▸ WHAT YOU SHOULD DO
Up to and including the line containing "19.02, 19.77, 20.51]", please reproduce the lines of the listing below, starting from the top.

-*-

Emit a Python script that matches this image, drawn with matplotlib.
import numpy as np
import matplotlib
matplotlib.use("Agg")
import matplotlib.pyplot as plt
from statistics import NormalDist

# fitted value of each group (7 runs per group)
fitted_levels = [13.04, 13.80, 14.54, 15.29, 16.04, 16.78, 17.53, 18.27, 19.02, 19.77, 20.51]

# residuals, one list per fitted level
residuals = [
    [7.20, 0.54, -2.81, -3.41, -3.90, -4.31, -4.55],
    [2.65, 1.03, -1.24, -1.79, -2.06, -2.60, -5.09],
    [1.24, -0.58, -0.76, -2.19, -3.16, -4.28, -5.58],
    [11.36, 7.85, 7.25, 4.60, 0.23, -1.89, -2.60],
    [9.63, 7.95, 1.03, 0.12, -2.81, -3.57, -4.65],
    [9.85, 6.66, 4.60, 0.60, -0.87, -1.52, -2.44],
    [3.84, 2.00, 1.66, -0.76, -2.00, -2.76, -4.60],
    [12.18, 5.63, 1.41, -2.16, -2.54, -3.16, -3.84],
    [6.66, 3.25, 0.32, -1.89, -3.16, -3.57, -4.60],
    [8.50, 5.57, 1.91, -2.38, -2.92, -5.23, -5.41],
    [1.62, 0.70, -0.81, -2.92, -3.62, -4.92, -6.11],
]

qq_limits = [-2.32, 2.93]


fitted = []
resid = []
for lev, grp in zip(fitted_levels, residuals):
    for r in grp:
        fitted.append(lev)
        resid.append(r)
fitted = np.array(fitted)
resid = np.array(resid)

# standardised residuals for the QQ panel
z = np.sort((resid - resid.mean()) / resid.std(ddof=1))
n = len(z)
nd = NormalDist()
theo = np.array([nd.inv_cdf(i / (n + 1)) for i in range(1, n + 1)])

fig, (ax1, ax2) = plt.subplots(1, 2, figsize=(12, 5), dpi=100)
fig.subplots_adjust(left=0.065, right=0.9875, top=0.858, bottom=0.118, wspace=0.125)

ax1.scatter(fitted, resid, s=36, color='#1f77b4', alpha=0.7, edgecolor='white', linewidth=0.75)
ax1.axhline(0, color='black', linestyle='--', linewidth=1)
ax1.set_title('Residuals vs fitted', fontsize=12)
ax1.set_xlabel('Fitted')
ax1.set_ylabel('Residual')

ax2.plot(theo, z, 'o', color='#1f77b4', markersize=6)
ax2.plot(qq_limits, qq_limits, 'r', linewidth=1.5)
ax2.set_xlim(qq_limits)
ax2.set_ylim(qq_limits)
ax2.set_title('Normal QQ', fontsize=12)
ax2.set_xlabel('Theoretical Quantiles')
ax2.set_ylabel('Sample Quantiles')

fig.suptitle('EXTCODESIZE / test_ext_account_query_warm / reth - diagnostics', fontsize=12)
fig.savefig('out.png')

-*-

▸ TASK RESULT
Emit a Python script that matches this image, drawn with matplotlib.
import numpy as np
import matplotlib
matplotlib.use("Agg")
import matplotlib.pyplot as plt
from statistics import NormalDist

# fitted value of each group (7 runs per group)
fitted_levels = [13.04, 13.80, 14.54, 15.29, 16.04, 16.78, 17.53, 18.27, 19.02, 19.77, 20.51]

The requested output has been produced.